──────── Given information ────────

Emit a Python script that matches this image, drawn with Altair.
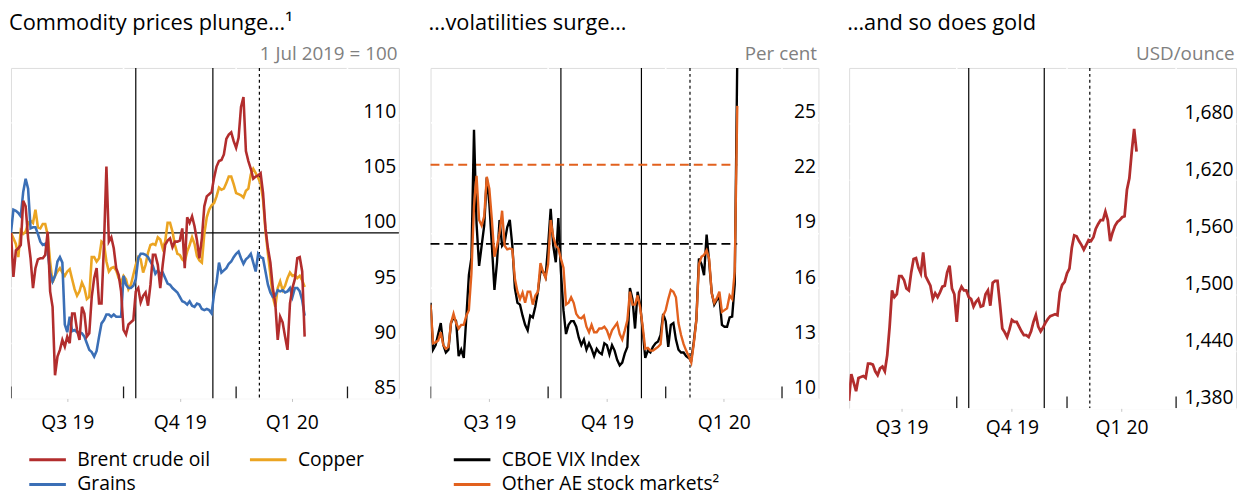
import altair as alt
import pandas as pd

FONT = "Open Sans"
RED = "#b22d2d"
COPPER = "#eba422"
GRAIN = "#3b6fb6"
ORANGE = "#e2611e"
BG = "#d9d9d9"

# x positions: days since 1 July 2019 (2-day steps)
days = list(range(0, 241, 2))
gold_days = list(range(2, 243, 2))

brent = [100.0, 96.0, 98.4, 98.6, 98.9, 102.9, 102.4, 99.5, 97.7, 95.0,
         96.8, 97.6, 97.7, 97.7, 98.0, 100.1, 94.7, 93.3, 87.1, 88.8,
         89.4, 90.3, 89.7, 90.6, 90.0, 92.7, 92.7, 91.2, 90.3, 93.3,
         92.7, 90.6, 90.9, 94.2, 95.9, 96.8, 93.6, 93.6, 98.9, 106.0,
         99.2, 99.6, 98.6, 96.8, 96.2, 94.7, 91.2, 90.8, 91.7, 91.9,
         92.1, 94.7, 95.0, 93.7, 94.3, 94.6, 93.4, 95.3, 98.0, 98.0,
         97.1, 95.0, 97.1, 98.9, 99.3, 99.5, 98.7, 99.2, 99.2, 99.3,
         100.4, 96.8, 101.4, 100.9, 101.5, 100.6, 99.3, 97.7, 99.5, 102.4,
         103.3, 103.5, 103.7, 105.0, 106.0, 106.5, 106.6, 107.1, 108.5, 108.9,
         109.1, 108.3, 107.7, 108.6, 111.4, 112.3, 107.4, 106.5, 105.8, 104.9,
         105.1, 105.2, 105.4, 103.6, 100.4, 98.6, 97.3, 95.0, 93.6, 90.3,
         92.4, 91.9, 90.6, 89.4, 93.6, 95.0, 95.8, 97.7, 97.8, 96.5,
         90.6]

copper = [100.0, 99.5, 99.0, 97.8, 100.2, 99.9, 100.1, 100.9, 101.1, 100.9,
          102.1, 100.5, 100.4, 100.8, 100.8, 99.8, 97.4, 95.5, 96.1, 96.5,
          96.8, 96.4, 96.1, 96.5, 96.7, 95.8, 94.9, 94.3, 94.7, 95.5,
          95.0, 94.0, 94.2, 97.8, 97.8, 97.4, 97.7, 99.2, 99.0, 97.4,
          96.5, 96.8, 96.9, 96.6, 95.9, 95.5, 96.1, 95.8, 94.9, 95.3,
          96.2, 97.1, 97.8, 97.6, 96.4, 97.1, 98.2, 98.9, 99.0, 98.9,
          99.6, 99.4, 98.6, 99.2, 100.9, 100.9, 100.1, 98.9, 98.1, 98.0,
          97.6, 97.4, 98.3, 98.9, 99.6, 99.0, 97.9, 97.5, 97.3, 99.9,
          101.4, 102.1, 102.5, 102.7, 103.3, 104.1, 103.9, 104.0, 104.5, 105.1,
          105.1, 104.4, 103.6, 103.5, 103.4, 103.2, 103.8, 104.0, 105.3, 105.8,
          105.4, 105.0, 104.5, 103.0, 100.2, 98.1, 96.2, 94.2, 93.3, 95.0,
          95.6, 94.8, 95.2, 95.9, 96.4, 96.1, 96.2, 95.9, 96.1, 95.7,
          95.1]

grains = [100.0, 102.1, 102.0, 101.8, 101.5, 103.7, 104.9, 104.0, 100.4, 100.5,
          100.5, 99.9, 99.2, 98.9, 99.0, 98.3, 96.4, 95.6, 96.1, 97.4,
          97.8, 97.3, 91.7, 91.0, 92.4, 91.1, 91.2, 91.0, 91.0, 90.9,
          90.6, 90.0, 89.4, 89.2, 88.8, 89.3, 90.6, 91.8, 92.1, 92.6,
          92.6, 92.4, 92.6, 92.4, 92.4, 92.4, 96.1, 95.3, 95.0, 95.0,
          95.2, 95.8, 97.7, 98.1, 98.1, 98.0, 97.8, 97.4, 97.0, 96.3,
          96.6, 96.3, 96.4, 95.9, 95.4, 95.3, 95.0, 94.8, 94.6, 94.2,
          93.8, 93.7, 93.5, 93.8, 93.4, 93.3, 93.6, 93.5, 93.1, 93.0,
          93.1, 93.0, 92.7, 94.5, 95.5, 97.3, 96.4, 96.6, 96.8, 97.2,
          97.4, 97.8, 98.1, 98.3, 97.7, 97.2, 97.6, 97.8, 98.1, 97.3,
          96.5, 98.1, 97.8, 97.7, 96.5, 95.3, 94.6, 94.2, 94.3, 94.8,
          94.7, 94.8, 94.6, 94.7, 95.0, 94.2, 95.0, 95.0, 94.7, 93.9,
          92.5]

vix = [15.2, 12.65, 12.9, 13.5, 14.1, 12.9, 12.5, 12.65, 14.1, 14.4,
       14.2, 12.3, 12.65, 12.2, 14.4, 16.7, 17.65, 24.6, 19.5, 17.2,
       18.3, 19.4, 22.0, 20.6, 18.3, 15.9, 17.4, 19.7, 18.3, 18.5,
       19.3, 19.7, 18.3, 16.0, 15.2, 15.1, 14.5, 14.0, 13.7, 14.5,
       14.4, 15.0, 15.8, 16.9, 16.9, 16.6, 18.3, 20.3, 18.3, 17.4,
       19.8, 16.9, 14.8, 13.5, 14.0, 14.2, 14.2, 13.9, 13.3, 12.9,
       13.2, 12.65, 13.0, 12.7, 12.3, 12.7, 12.5, 12.4, 13.0, 12.9,
       12.4, 12.9, 12.6, 12.1, 11.8, 11.95, 12.45, 12.8, 16.0, 15.4,
       13.8, 15.8, 15.1, 13.7, 12.2, 12.6, 12.5, 12.8, 13.0, 13.1,
       13.45, 14.6, 14.2, 12.8, 14.0, 14.1, 13.2, 12.65, 12.5, 12.5,
       12.3, 12.2, 12.1, 13.1, 14.3, 17.6, 17.3, 16.7, 18.9, 17.4,
       15.75, 15.1, 15.35, 15.5, 14.0, 13.9, 13.9, 14.4, 14.45, 16.2,
       28.5]

other_ae = [15.1, 13.0, 13.05, 13.15, 13.6, 12.9, 12.7, 12.8, 14.1, 14.6,
            14.1, 13.8, 14.0, 14.0, 14.5, 14.8, 16.8, 20.45, 22.1, 19.7,
            19.4, 19.9, 22.05, 21.4, 19.7, 17.7, 18.3, 19.0, 20.2, 18.3,
            18.1, 18.15, 18.1, 16.5, 15.8, 15.4, 15.75, 15.2, 15.8, 15.8,
            15.1, 15.6, 15.8, 17.35, 16.9, 16.55, 17.3, 19.7, 18.8, 18.3,
            18.15, 17.6, 17.1, 15.1, 15.2, 15.5, 15.2, 14.6, 14.4, 14.35,
            14.5, 13.9, 13.6, 14.0, 13.6, 13.6, 13.8, 13.8, 13.9, 13.7,
            13.3, 13.7, 13.9, 14.1, 13.5, 13.2, 13.7, 14.25, 15.8, 15.1,
            15.1, 15.6, 14.95, 13.9, 12.7, 12.75, 12.6, 12.6, 12.7, 12.8,
            12.95, 14.5, 14.8, 15.4, 15.9, 15.8, 15.5, 14.1, 13.45, 12.95,
            12.6, 12.3, 11.95, 13.0, 14.25, 17.3, 17.7, 17.8, 18.05, 17.6,
            15.7, 15.2, 15.45, 15.8, 14.7, 14.8, 14.9, 15.6, 15.4, 16.9,
            25.9]

gold = [1388, 1416, 1407, 1398, 1412, 1413, 1414, 1412, 1427, 1427,
        1426, 1419, 1415, 1422, 1424, 1419, 1436, 1466, 1504, 1497,
        1500, 1519, 1519, 1515, 1506, 1504, 1523, 1537, 1538, 1528,
        1522, 1544, 1519, 1514, 1509, 1495, 1501, 1497, 1502, 1508,
        1509, 1523, 1530, 1506, 1500, 1471, 1502, 1508, 1504, 1504,
        1497, 1495, 1487, 1492, 1495, 1487, 1488, 1500, 1504, 1488,
        1512, 1514, 1514, 1490, 1464, 1460, 1455, 1463, 1473, 1471,
        1471, 1466, 1461, 1457, 1457, 1455, 1461, 1471, 1478, 1466,
        1461, 1465, 1470, 1474, 1477, 1478, 1479, 1478, 1502, 1510,
        1513, 1522, 1527, 1549, 1562, 1561, 1556, 1552, 1547, 1552,
        1557, 1556, 1560, 1569, 1574, 1578, 1578, 1587, 1578, 1556,
        1565, 1572, 1576, 1578, 1581, 1582, 1610, 1622, 1650, 1674,
        1650]

# long-run averages (dashed lines, panel 2)
vix_avg = 18.4
other_avg = 22.7
avg_span = [0, 240]

quarter_starts = [0, 92, 184, 275]
quarter_mid = [46, 138, 229.5]
quarter_labels = ["Q3 19", "Q4 19", "Q1 20"]
event_days = [102, 165]     # 11 Oct 2019, 13 Dec 2019
event_dashed = [203]        # 20 Jan 2020

label_expr = "''"
for m, l in reversed(list(zip(quarter_mid, quarter_labels))):
    label_expr = f"datum.value == {m} ? '{l}' : {label_expr}"


def x_enc(field, xdom, labpad):
    return alt.X(field, type="quantitative",
                 scale=alt.Scale(domain=xdom, nice=False, zero=False),
                 axis=alt.Axis(values=quarter_mid, labelExpr=label_expr, grid=False,
                               domain=False, ticks=True, tickSize=3, tickColor="#c4c4c4",
                               labelFontSize=19.5, labelFont=FONT, labelColor="black",
                               labelPadding=labpad, title=None))


def y_enc(field, ydom, yvals, yfmt, unit):
    return alt.Y(field, type="quantitative",
                 scale=alt.Scale(domain=ydom, nice=False, zero=False),
                 axis=alt.Axis(orient="right", values=yvals, format=yfmt, grid=True,
                               gridColor="white", gridWidth=1.6, ticks=False, tickSize=0,
                               domain=False, labelAlign="right", labelPadding=-3,
                               labelBaseline="alphabetic", labelOffset=-5,
                               labelFontSize=19.5, labelFont=FONT, labelColor="black",
                               minExtent=0, title=unit, titleAngle=0, titleAlign="right",
                               titleBaseline="alphabetic", titleX=-2, titleY=-9,
                               titleFontSize=19, titleFont=FONT, titleColor="#808080",
                               titleFontWeight="normal"))


def frame_layers(xdom, h, labpad):
    q = alt.Chart(pd.DataFrame({"day": quarter_starts[1:]})).mark_rule(
        color="white", strokeWidth=1.6, clip=True).encode(x=x_enc("day", xdom, labpad))
    ev = alt.Chart(pd.DataFrame({"day": event_days})).mark_rule(
        color="black", strokeWidth=1.2, clip=True).encode(x=x_enc("day", xdom, labpad))
    evd = alt.Chart(pd.DataFrame({"day": event_dashed})).mark_rule(
        color="black", strokeWidth=1.2, strokeDash=[3, 3], clip=True).encode(
        x=x_enc("day", xdom, labpad))
    tk = alt.Chart(pd.DataFrame({"day": quarter_starts})).mark_rule(
        color="#1a1a1a", strokeWidth=1.3, clip=True).encode(
        x=x_enc("day", xdom, labpad), y=alt.value(h - 12), y2=alt.value(h))
    return [q, ev, evd, tk]


def title(t):
    return alt.TitleParams(t, anchor="start", frame="group", fontSize=22, font=FONT,
                           fontWeight="normal", color="black", baseline="alphabetic",
                           offset=-8, dx=-2)


def legend(x, cols):
    return alt.Legend(orient="none", legendX=x, legendY=386, title=None, columns=cols,
                      direction="horizontal",
                      symbolType="stroke", symbolStrokeWidth=3, symbolSize=1369,
                      labelFontSize=19.5, labelFont=FONT, labelColor="black",
                      labelOffset=10, labelLimit=0, columnPadding=38, rowPadding=5,
                      clipHeight=20, padding=0)


# ---------- panel 1 ----------
W1, H1 = 392, 334
X1 = [0, 317]
Y1 = [85, 114.93]
series1 = ["Brent crude oil", "Copper", "Grains"]
df1 = pd.DataFrame({
    "day": days * 3,
    "value": copper + grains + brent,
    "series": ["Copper"] * len(days) + ["Grains"] * len(days) + ["Brent crude oil"] * len(days),
})
unit1 = "1 Jul 2019 = 100"
yv1 = [85, 90, 95, 100, 105, 110]
h100 = alt.Chart(pd.DataFrame({"v": [100]})).mark_rule(color="black", strokeWidth=1.2).encode(
    y=y_enc("v", Y1, yv1, "d", unit1))
lines1 = alt.Chart(df1).mark_line(strokeWidth=2.6, clip=True).encode(
    x=x_enc("day", X1, 12),
    y=y_enc("value", Y1, yv1, "d", unit1),
    color=alt.Color("series:N", sort=series1,
                    scale=alt.Scale(domain=series1, range=[RED, COPPER, GRAIN]),
                    legend=legend(17, 2)),
)
p1 = alt.layer(*frame_layers(X1, H1, 12), h100, lines1).properties(
    width=W1, height=H1, title=title("Commodity prices plunge…¹"))

# ---------- panel 2 ----------
W2, H2 = 392, 334
X2 = [0, 303.5]
Y2 = [10, 27.96]
yv2 = [10, 13, 16, 19, 22, 25]
unit2 = "Per cent"
series2 = ["CBOE VIX Index", "Other AE stock markets²"]
df2 = pd.DataFrame({
    "day": days * 2,
    "value": vix + other_ae,
    "series": [series2[0]] * len(days) + [series2[1]] * len(days),
})
avg_df_v = pd.DataFrame({"x0": [avg_span[0]], "x1": [avg_span[1]], "v": [vix_avg]})
avg_df_o = pd.DataFrame({"x0": [avg_span[0]], "x1": [avg_span[1]], "v": [other_avg]})
avg_v = alt.Chart(avg_df_v).mark_rule(color="black", strokeWidth=2, strokeDash=[9, 5]).encode(
    x=x_enc("x0", X2, 12), x2="x1", y=y_enc("v", Y2, yv2, "d", unit2))
avg_o = alt.Chart(avg_df_o).mark_rule(color=ORANGE, strokeWidth=2, strokeDash=[9, 5]).encode(
    x=x_enc("x0", X2, 12), x2="x1", y=y_enc("v", Y2, yv2, "d", unit2))
lines2 = alt.Chart(df2).mark_line(strokeWidth=2.4, clip=True).encode(
    x=x_enc("day", X2, 12),
    y=y_enc("value", Y2, yv2, "d", unit2),
    color=alt.Color("series:N", sort=series2,
                    scale=alt.Scale(domain=series2, range=["black", ORANGE]),
                    legend=legend(22, 1)),
)
p2 = alt.layer(*frame_layers(X2, H2, 12), avg_v, avg_o, lines2).properties(
    width=W2, height=H2, title=title("…volatilities surge…"))

# ---------- panel 3 ----------
W3, H3 = 391, 344
X3 = [2.2, 325]
Y3 = [1380, 1738]
yv3 = [1380, 1440, 1500, 1560, 1620, 1680]
unit3 = "USD/ounce"
df3 = pd.DataFrame({"day": gold_days, "value": gold})
lines3 = alt.Chart(df3).mark_line(strokeWidth=2.8, clip=True, color=RED).encode(
    x=x_enc("day", X3, 7.5),
    y=y_enc("value", Y3, yv3, ",d", unit3),
)
p3 = alt.layer(*frame_layers(X3, H3, 7.5), lines3).properties(
    width=W3, height=H3, title=title("…and so does gold"))

chart = alt.hconcat(p1, p2, p3, spacing=27).resolve_scale(
    color="independent", x="independent", y="independent"
).properties(
    padding={"left": 0, "top": 1, "right": 2, "bottom": 0}
).configure_view(fill=BG, stroke=None).configure(font=FONT)

chart.save("out.html", embed_options={"renderer": "svg", "actions": False})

────────

_Written task_: Write down every line from the opening of the listing to the line with "gold_days = list(range(2, 243, 2))", both included, and nothing else; the pictures are omitted.

_Finished exercise_:
Emit a Python script that matches this image, drawn with Altair.
import altair as alt
import pandas as pd

FONT = "Open Sans"
RED = "#b22d2d"
COPPER = "#eba422"
GRAIN = "#3b6fb6"
ORANGE = "#e2611e"
BG = "#d9d9d9"

# x positions: days since 1 July 2019 (2-day steps)
days = list(range(0, 241, 2))
gold_days = list(range(2, 243, 2))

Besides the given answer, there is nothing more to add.